Fenomena "musuh politik" yang menggerus pemerintahan berkuasa, akhirnya menjadi salah satu sumber referensi informasi bagi pewarta yang susah mendapatkan kabar terbaru dan patut diterima masyarakat terkhusus dari informasi yang disembunyikan.

Kadang dari postingan dari mereka yang kerap disebut "Barisan Sakit Hati" itu termunculkan pokok masalah yang harusnya diketahui publik dan entah sengaja atau tidak disimpan di lemari es pemerintah.

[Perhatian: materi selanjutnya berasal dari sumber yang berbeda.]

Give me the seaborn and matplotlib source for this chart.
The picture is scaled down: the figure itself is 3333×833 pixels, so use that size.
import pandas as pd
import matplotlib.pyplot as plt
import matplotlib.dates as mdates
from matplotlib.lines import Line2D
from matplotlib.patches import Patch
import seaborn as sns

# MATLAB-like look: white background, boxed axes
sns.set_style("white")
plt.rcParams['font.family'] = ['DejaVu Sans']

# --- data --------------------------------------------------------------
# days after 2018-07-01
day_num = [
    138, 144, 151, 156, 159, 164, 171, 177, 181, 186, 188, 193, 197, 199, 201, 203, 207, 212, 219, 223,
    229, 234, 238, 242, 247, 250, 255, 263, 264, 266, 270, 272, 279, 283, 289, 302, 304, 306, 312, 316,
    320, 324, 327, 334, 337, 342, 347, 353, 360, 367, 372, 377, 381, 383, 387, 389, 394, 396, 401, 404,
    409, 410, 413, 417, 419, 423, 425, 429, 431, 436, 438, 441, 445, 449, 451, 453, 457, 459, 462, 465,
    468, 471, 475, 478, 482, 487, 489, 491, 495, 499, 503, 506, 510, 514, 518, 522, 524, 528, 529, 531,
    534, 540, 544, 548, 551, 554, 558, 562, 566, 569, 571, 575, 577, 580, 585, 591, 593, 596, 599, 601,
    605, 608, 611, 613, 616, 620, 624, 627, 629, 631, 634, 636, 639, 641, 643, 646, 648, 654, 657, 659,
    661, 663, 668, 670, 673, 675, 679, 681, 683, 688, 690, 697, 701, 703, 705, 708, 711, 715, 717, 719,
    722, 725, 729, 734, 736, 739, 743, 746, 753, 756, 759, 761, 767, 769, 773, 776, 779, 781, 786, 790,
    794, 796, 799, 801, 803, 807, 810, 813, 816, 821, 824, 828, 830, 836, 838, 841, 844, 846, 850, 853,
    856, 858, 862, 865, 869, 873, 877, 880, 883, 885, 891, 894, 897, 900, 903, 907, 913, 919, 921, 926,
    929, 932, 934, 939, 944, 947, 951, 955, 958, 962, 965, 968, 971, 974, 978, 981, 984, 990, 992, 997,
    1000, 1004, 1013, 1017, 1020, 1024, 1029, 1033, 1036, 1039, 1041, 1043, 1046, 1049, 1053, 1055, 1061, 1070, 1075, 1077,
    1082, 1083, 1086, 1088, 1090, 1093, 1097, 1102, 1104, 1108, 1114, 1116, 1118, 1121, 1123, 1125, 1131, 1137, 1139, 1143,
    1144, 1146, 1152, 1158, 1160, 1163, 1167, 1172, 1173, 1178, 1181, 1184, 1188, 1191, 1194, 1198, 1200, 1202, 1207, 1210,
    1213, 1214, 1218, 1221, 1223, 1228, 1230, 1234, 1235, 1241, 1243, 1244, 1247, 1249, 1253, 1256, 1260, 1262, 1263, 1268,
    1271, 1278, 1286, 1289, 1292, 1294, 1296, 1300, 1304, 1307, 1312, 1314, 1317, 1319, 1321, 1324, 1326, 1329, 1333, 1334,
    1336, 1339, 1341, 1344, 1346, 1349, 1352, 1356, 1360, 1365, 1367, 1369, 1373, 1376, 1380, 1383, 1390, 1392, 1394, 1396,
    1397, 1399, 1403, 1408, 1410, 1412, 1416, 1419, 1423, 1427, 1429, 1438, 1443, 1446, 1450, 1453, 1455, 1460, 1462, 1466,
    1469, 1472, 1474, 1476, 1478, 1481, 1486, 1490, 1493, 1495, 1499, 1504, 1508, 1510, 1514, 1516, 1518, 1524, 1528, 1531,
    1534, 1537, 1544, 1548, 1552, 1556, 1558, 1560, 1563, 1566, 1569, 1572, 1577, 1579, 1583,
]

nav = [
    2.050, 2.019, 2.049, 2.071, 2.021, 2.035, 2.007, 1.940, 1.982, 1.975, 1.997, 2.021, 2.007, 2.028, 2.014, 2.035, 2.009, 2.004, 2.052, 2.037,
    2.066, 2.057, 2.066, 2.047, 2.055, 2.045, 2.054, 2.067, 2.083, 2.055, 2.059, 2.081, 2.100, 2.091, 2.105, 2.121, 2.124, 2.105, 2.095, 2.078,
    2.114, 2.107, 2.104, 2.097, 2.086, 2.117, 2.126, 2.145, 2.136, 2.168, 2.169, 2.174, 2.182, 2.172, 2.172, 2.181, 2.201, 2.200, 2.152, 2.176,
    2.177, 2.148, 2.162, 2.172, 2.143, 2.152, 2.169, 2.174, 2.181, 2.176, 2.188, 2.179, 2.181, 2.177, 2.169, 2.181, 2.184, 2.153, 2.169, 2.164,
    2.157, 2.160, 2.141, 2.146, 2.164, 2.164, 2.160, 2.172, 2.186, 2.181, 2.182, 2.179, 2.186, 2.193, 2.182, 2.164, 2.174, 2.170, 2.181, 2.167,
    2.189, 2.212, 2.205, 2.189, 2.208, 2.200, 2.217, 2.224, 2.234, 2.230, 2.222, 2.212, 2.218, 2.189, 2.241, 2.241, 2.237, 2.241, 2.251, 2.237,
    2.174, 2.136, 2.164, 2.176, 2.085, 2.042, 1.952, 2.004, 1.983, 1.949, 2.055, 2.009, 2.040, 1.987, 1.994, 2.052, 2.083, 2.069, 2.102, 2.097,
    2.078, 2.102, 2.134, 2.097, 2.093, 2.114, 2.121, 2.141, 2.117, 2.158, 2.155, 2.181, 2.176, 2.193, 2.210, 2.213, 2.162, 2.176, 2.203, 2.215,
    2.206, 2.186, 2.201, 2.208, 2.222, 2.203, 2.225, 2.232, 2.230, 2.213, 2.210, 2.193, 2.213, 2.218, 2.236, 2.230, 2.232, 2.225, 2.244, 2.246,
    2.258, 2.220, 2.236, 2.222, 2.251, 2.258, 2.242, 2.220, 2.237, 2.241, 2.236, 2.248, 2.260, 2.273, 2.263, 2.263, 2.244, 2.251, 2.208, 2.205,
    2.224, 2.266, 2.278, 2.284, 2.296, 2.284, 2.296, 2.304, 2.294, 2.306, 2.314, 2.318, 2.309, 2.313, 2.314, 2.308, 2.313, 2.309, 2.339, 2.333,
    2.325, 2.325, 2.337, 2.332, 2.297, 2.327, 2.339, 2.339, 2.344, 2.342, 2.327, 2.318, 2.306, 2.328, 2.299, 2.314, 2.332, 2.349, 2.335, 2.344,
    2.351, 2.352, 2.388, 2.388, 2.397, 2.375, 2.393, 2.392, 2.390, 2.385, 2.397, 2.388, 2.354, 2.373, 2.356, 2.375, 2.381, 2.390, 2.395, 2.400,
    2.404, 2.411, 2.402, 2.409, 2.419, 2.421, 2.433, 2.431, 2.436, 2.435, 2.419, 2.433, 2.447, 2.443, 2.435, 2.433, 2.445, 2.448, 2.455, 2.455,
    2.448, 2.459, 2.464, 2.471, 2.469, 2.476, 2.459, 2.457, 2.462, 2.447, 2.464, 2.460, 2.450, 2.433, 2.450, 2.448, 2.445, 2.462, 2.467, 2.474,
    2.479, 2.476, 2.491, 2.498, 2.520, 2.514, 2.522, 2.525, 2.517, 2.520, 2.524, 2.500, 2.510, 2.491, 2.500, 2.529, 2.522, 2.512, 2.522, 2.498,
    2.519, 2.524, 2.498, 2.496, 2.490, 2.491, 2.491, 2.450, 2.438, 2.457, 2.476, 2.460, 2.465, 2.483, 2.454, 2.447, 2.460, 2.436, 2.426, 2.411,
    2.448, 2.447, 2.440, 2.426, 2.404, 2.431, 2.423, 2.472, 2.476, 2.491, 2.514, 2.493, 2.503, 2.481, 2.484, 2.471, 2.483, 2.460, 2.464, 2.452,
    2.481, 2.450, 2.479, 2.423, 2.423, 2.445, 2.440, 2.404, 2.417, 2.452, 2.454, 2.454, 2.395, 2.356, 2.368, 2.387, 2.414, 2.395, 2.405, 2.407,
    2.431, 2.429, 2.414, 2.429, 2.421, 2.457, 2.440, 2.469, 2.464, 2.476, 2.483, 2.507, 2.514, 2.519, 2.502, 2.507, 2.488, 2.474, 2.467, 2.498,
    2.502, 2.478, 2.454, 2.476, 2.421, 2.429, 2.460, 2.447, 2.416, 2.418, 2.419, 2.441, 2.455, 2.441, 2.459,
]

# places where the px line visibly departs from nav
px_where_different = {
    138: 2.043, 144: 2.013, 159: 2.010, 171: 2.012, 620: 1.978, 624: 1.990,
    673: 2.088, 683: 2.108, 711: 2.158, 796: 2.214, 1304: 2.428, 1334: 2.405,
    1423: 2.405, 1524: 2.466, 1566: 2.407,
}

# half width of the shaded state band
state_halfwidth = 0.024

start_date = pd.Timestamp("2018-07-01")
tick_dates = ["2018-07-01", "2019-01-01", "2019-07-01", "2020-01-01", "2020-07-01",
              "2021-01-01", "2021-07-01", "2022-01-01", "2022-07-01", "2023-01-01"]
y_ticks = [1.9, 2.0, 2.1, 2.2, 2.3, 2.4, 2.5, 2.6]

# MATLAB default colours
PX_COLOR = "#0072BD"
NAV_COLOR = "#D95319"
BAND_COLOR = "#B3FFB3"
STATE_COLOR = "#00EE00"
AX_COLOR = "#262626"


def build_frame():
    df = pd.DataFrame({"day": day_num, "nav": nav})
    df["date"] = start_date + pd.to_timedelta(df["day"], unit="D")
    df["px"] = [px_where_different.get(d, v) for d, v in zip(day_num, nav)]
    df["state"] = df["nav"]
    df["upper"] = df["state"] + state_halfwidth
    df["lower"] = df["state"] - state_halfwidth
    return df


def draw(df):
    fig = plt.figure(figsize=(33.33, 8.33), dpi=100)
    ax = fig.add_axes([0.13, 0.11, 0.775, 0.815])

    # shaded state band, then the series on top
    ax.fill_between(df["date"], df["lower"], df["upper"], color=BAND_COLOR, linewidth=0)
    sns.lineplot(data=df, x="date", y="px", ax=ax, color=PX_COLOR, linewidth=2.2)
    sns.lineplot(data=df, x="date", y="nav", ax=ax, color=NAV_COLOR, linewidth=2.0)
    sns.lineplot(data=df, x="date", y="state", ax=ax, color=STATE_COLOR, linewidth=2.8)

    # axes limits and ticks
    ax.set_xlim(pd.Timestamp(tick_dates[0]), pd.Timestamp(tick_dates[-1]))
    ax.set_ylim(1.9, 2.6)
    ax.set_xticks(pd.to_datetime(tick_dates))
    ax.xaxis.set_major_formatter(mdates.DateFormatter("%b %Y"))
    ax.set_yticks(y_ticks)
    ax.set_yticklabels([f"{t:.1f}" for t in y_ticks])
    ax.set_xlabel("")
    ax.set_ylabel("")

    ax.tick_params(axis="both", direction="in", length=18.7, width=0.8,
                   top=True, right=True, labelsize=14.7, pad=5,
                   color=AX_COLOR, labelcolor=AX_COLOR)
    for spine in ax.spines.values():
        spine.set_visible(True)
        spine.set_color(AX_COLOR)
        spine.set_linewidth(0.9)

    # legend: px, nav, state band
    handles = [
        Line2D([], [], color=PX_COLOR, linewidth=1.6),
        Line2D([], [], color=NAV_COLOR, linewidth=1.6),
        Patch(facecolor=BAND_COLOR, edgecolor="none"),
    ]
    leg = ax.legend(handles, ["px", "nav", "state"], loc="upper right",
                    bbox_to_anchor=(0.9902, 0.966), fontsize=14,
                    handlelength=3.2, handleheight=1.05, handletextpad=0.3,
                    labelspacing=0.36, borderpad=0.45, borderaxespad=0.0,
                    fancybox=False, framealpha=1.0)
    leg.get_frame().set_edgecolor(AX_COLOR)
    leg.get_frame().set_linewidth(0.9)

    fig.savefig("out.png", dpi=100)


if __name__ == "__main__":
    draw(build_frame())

Ada contoh kasusnya juga di Bukittinggi, satu unit mobil dinas yang hilang sejak Juni, tidak pernah dipublikasikan ke masyarakat hingga akhirnya dimuntahkan oleh "musuh politik" di media sosial.

Baru lah dikonfirmasi dan diolah hingga menjadi berita yang pantas dimuat dan tayang, baru lah masyarakat tahu bahwa mobil itu hilang dan sudah dilaporkan ke Polisi, baru lah warga tahu bahwa terjadi satu kesalahan pengamanan di Gedung Parkir kendaraan dinas, baru lah khalayak mendapat tahu (bukan makanan).

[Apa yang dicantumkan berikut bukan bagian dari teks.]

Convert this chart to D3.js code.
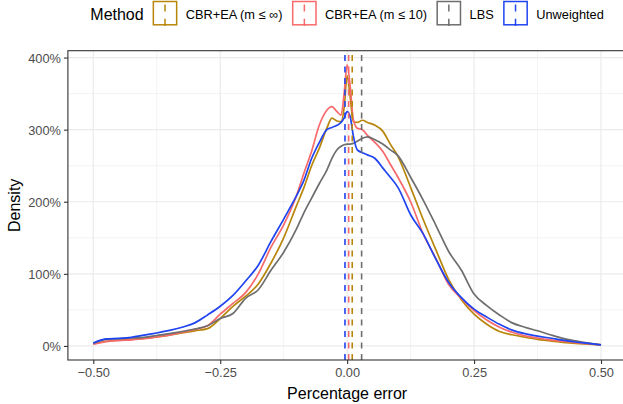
<!DOCTYPE html>
<html>
<head>
<meta charset="utf-8">
<script src="https://cdn.jsdelivr.net/npm/d3@7"></script>
<style>
  body { margin: 0; background: #fff; }
  svg { font-family: "Liberation Sans", Arial, sans-serif; display: block; }
</style>
</head>
<body>
<div id="chart"></div>
<script>
// percentage error grid shared by all four density curves
const xs = [-0.5, -0.475, -0.45, -0.425, -0.4, -0.375, -0.35, -0.325, -0.3, -0.275,
    -0.25, -0.225, -0.2, -0.175, -0.15, -0.125, -0.1, -0.085, -0.07, -0.055,
    -0.04, -0.03, -0.02, -0.012, -0.006, 0, 0.006, 0.012, 0.02, 0.03,
    0.04, 0.055, 0.07, 0.085, 0.1, 0.125, 0.15, 0.175, 0.2, 0.225,
    0.25, 0.275, 0.3, 0.325, 0.35, 0.375, 0.4, 0.425, 0.45, 0.475, 0.5];

const methods = ["CBR+EA (m \u2264 \u221e)", "CBR+EA (m \u2264 10)", "LBS", "Unweighted"];

const densInf = [0.03, 0.065, 0.08, 0.09, 0.105, 0.125, 0.15, 0.18, 0.21, 0.24,
    0.38, 0.55, 0.69, 0.86, 1.15, 1.5, 1.94, 2.2, 2.5, 2.74,
    3.02, 3.16, 3.12, 3.11, 3.3, 3.75, 3.45, 3.11, 3.1, 3.13,
    3.1, 3.06, 2.98, 2.8, 2.63, 2.2, 1.75, 1.33, 0.92, 0.64,
    0.44, 0.3, 0.2, 0.155, 0.12, 0.09, 0.07, 0.05, 0.035, 0.025, 0.015];

const dens10 = [0.025, 0.06, 0.075, 0.085, 0.1, 0.125, 0.15, 0.19, 0.23, 0.28,
    0.44, 0.59, 0.74, 1.0, 1.37, 1.68, 2.08, 2.4, 2.7, 3.06,
    3.27, 3.32, 3.25, 3.2, 3.5, 3.9, 3.6, 3.15, 3.02, 3.0,
    2.92, 2.82, 2.7, 2.52, 2.34, 2.0, 1.55, 1.21, 0.85, 0.66,
    0.49, 0.36, 0.26, 0.19, 0.14, 0.11, 0.085, 0.065, 0.045, 0.03, 0.015];

const densLBS = [0.035, 0.09, 0.1, 0.11, 0.12, 0.145, 0.17, 0.2, 0.235, 0.28,
    0.38, 0.45, 0.66, 0.78, 1.05, 1.3, 1.62, 1.85, 2.05, 2.25,
    2.44, 2.6, 2.72, 2.77, 2.79, 2.8, 2.8, 2.81, 2.84, 2.88,
    2.9, 2.86, 2.8, 2.72, 2.64, 2.34, 2.02, 1.67, 1.31, 1.05,
    0.72, 0.56, 0.43, 0.32, 0.26, 0.21, 0.155, 0.105, 0.07, 0.04, 0.015];

const densUnw = [0.04, 0.097, 0.105, 0.12, 0.15, 0.18, 0.215, 0.26, 0.32, 0.43,
    0.55, 0.7, 0.9, 1.12, 1.45, 1.76, 2.08, 2.3, 2.6, 2.82,
    3.0, 3.03, 3.06, 3.1, 3.16, 3.25, 3.18, 2.92, 2.72, 2.68,
    2.65, 2.6, 2.47, 2.34, 2.2, 1.82, 1.55, 1.2, 0.88, 0.67,
    0.51, 0.4, 0.3, 0.22, 0.17, 0.135, 0.11, 0.08, 0.055, 0.035, 0.015];

// mean percentage error of each method (dashed lines)
const means = [0.010, 0.003, 0.0285, -0.0043];

const xTicks = [-0.5, -0.25, 0, 0.25, 0.5];
const xMinor = [-0.375, -0.125, 0.125, 0.375];
const yTicks = [0, 1, 2, 3, 4];
const yMinor = [0.5, 1.5, 2.5, 3.5];

const colors = ["#B8860B", "#F8696B", "#6E6E6E", "#1F44F0"];
const seriesValues = [densInf, dens10, densLBS, densUnw];

const W = 623, H = 404;
const panel = { left: 67.9, right: 626.4, top: 50.7, bottom: 360 };

const svg = d3.select("#chart").append("svg")
    .attr("width", W)
    .attr("height", H);

const x = d3.scaleLinear().domain([-0.55, 0.55]).range([panel.left, panel.right]);
const y = d3.scaleLinear().domain([-0.195, 4.095]).range([panel.bottom, panel.top]);

// clip to the panel
svg.append("clipPath").attr("id", "clip")
    .append("rect")
    .attr("x", panel.left).attr("y", panel.top)
    .attr("width", panel.right - panel.left)
    .attr("height", panel.bottom - panel.top);

const grid = svg.append("g");

// minor grid
grid.selectAll(".xminor").data(xMinor).enter().append("line")
    .attr("x1", d => x(d)).attr("x2", d => x(d))
    .attr("y1", panel.top).attr("y2", panel.bottom)
    .attr("stroke", "#EBEBEB").attr("stroke-width", 0.6);
grid.selectAll(".yminor").data(yMinor).enter().append("line")
    .attr("x1", panel.left).attr("x2", panel.right)
    .attr("y1", d => y(d)).attr("y2", d => y(d))
    .attr("stroke", "#EBEBEB").attr("stroke-width", 0.6);

// major grid
grid.selectAll(".xmajor").data(xTicks).enter().append("line")
    .attr("x1", d => x(d)).attr("x2", d => x(d))
    .attr("y1", panel.top).attr("y2", panel.bottom)
    .attr("stroke", "#EBEBEB").attr("stroke-width", 1.2);
grid.selectAll(".ymajor").data(yTicks).enter().append("line")
    .attr("x1", panel.left).attr("x2", panel.right)
    .attr("y1", d => y(d)).attr("y2", d => y(d))
    .attr("stroke", "#EBEBEB").attr("stroke-width", 1.2);

// density curves
const line = d3.line()
    .x(d => x(d[0]))
    .y(d => y(d[1]))
    .curve(d3.curveMonotoneX);

const curves = svg.append("g").attr("clip-path", "url(#clip)");
seriesValues.forEach((vals, i) => {
    curves.append("path")
        .datum(xs.map((v, j) => [v, vals[j]]))
        .attr("d", line)
        .attr("fill", "none")
        .attr("stroke", colors[i])
        .attr("stroke-width", 1.7);
});

// mean lines
curves.selectAll(".mean").data(means).enter().append("line")
    .attr("x1", d => x(d)).attr("x2", d => x(d))
    .attr("y1", panel.bottom).attr("y2", panel.top)
    .attr("stroke", (d, i) => colors[i])
    .attr("stroke-width", 1.6)
    .attr("stroke-dasharray", "6,5.5");

// panel border
svg.append("rect")
    .attr("x", panel.left).attr("y", panel.top)
    .attr("width", panel.right - panel.left)
    .attr("height", panel.bottom - panel.top)
    .attr("fill", "none")
    .attr("stroke", "#333333")
    .attr("stroke-width", 1.1);

// axes
const xAxis = svg.append("g")
    .attr("transform", `translate(0,${panel.bottom})`)
    .call(d3.axisBottom(x).tickValues(xTicks).tickSize(4).tickPadding(4)
        .tickFormat(d3.format(".2f")));
const yAxis = svg.append("g")
    .attr("transform", `translate(${panel.left},0)`)
    .call(d3.axisLeft(y).tickValues(yTicks).tickSize(4).tickPadding(3)
        .tickFormat(d => Math.round(d * 100) + "%"));

[xAxis, yAxis].forEach(ax => {
    ax.select(".domain").remove();
    ax.selectAll(".tick line").attr("stroke", "#333333").attr("stroke-width", 1.1);
    ax.selectAll(".tick text")
        .attr("fill", "#4D4D4D")
        .style("font-size", "12.8px")
        .style("font-family", "'Liberation Sans', Arial, sans-serif");
});
xAxis.selectAll(".tick text").attr("y", 0).attr("dy", null)
    .attr("transform", "translate(0,17.3)");
yAxis.selectAll(".tick text").attr("dy", "0.36em");

// axis titles
svg.append("text")
    .attr("x", (panel.left + panel.right) / 2)
    .attr("y", 399)
    .attr("text-anchor", "middle")
    .style("font-size", "16px")
    .text("Percentage error");

svg.append("text")
    .attr("transform", `translate(20,${(panel.top + panel.bottom) / 2}) rotate(-90)`)
    .attr("text-anchor", "middle")
    .style("font-size", "16px")
    .text("Density");

// legend
const legend = svg.append("g");
legend.append("text")
    .attr("x", 90.3).attr("y", 19.5)
    .style("font-size", "16px")
    .text("Method");

const keySize = 24.8;
let lx = 152.6;
methods.forEach((m, i) => {
    const g = legend.append("g");
    g.append("rect")
        .attr("x", lx + 0.75).attr("y", 1.5)
        .attr("width", keySize - 1.5).attr("height", keySize - 1.5)
        .attr("fill", "#fff")
        .attr("stroke", colors[i])
        .attr("stroke-width", 1.5);
    g.append("line")
        .attr("x1", lx + keySize / 2).attr("x2", lx + keySize / 2)
        .attr("y1", 26).attr("y2", 1)
        .attr("stroke", colors[i])
        .attr("stroke-width", 1.5)
        .attr("stroke-dasharray", "7.2,7.2");
    const t = g.append("text")
        .attr("x", lx + keySize + 8.3).attr("y", 19)
        .style("font-size", "12.8px")
        .text(m);
    lx += keySize + 8.3 + t.node().getComputedTextLength() + 9.4;
});
</script>
</body>
</html>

Akhir kata, hubungan Pejabat Publik entah itu Kepala Daerah, Kepolisian, Kejaksaan, DPRD dan semacamnya di Sumatera Barat, komunikasinya dengan personal wartawan harus terjalin baik, kedekatan secara pribadi akan menjadi pedoman bagi jajaran di bawahnya, akan membuat keterbukaan informasi berjalan lancar.

Jika pejabat hanya dikelilingi petugas Vlog, Youtube, Instagram danTik-Tok nya, ya wajarlah wartawan seperti tidak diperlukan lagi olehnya, ya pantaslah Jumpa Pers tidak dibutuhkan, ya tentulah Medsos lebih diutamakan dibanding Berita, dan pastinya Keterbukaan Informasi Publik itu hanya menjadi niat tanpa gerak nyata.

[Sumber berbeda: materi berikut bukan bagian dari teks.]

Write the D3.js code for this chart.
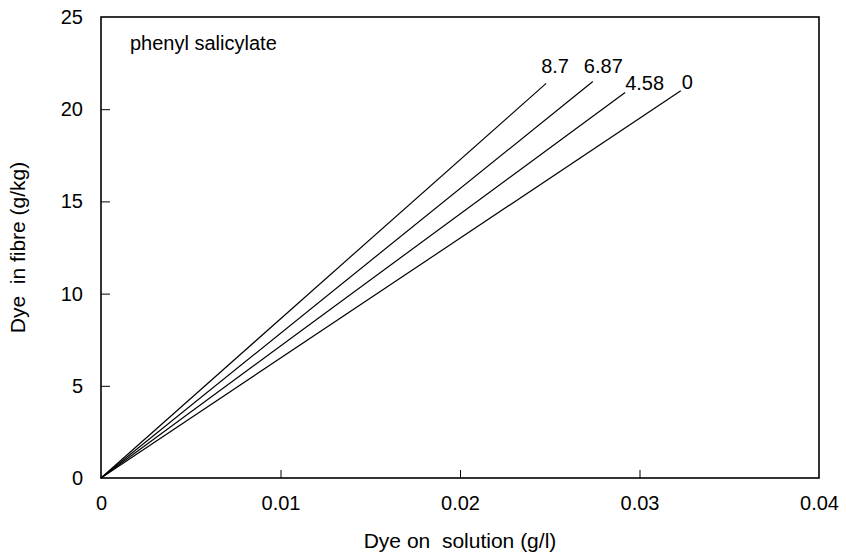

Bagaimana mungkin kedekatan itu terjalin jika pejabat hanya lebih fokus ke media sosialnya dibanding media massa pemberitaan, saat dikirim pesan saja tak pernah mau membalas konon lah lagi mengangkat telpon wartawan.

Jika itu terjadi terus menerus, maka ucapan Ketua Komisi Informasi Pusat (KIP) Donny Yoesgiantoro yang menegaskan bahwa keterbukaan informasi publik merupakan hak setiap orang yang wajib diberikan oleh badan publik yang melakukan tugas penyelenggaraan negara, itu hanya didengar namun tak direalisasikan.

Sebuah pantun untuk tulisan opini ini jadi penutup.

"Beli Baju Seken di Pasar Banto di hari Jumat, Terbeli dua kali, separo rancak separo rusak,"

"Kalau kasus Irjen Ferdy Sambo saja bisa terkuak luas ke masyarakat, Kononlah lagi, hanya salah pejabat sok keren di seantaro Sumbar yang kita kubak,"

Salam Keterbukaan Informasi Sumbar !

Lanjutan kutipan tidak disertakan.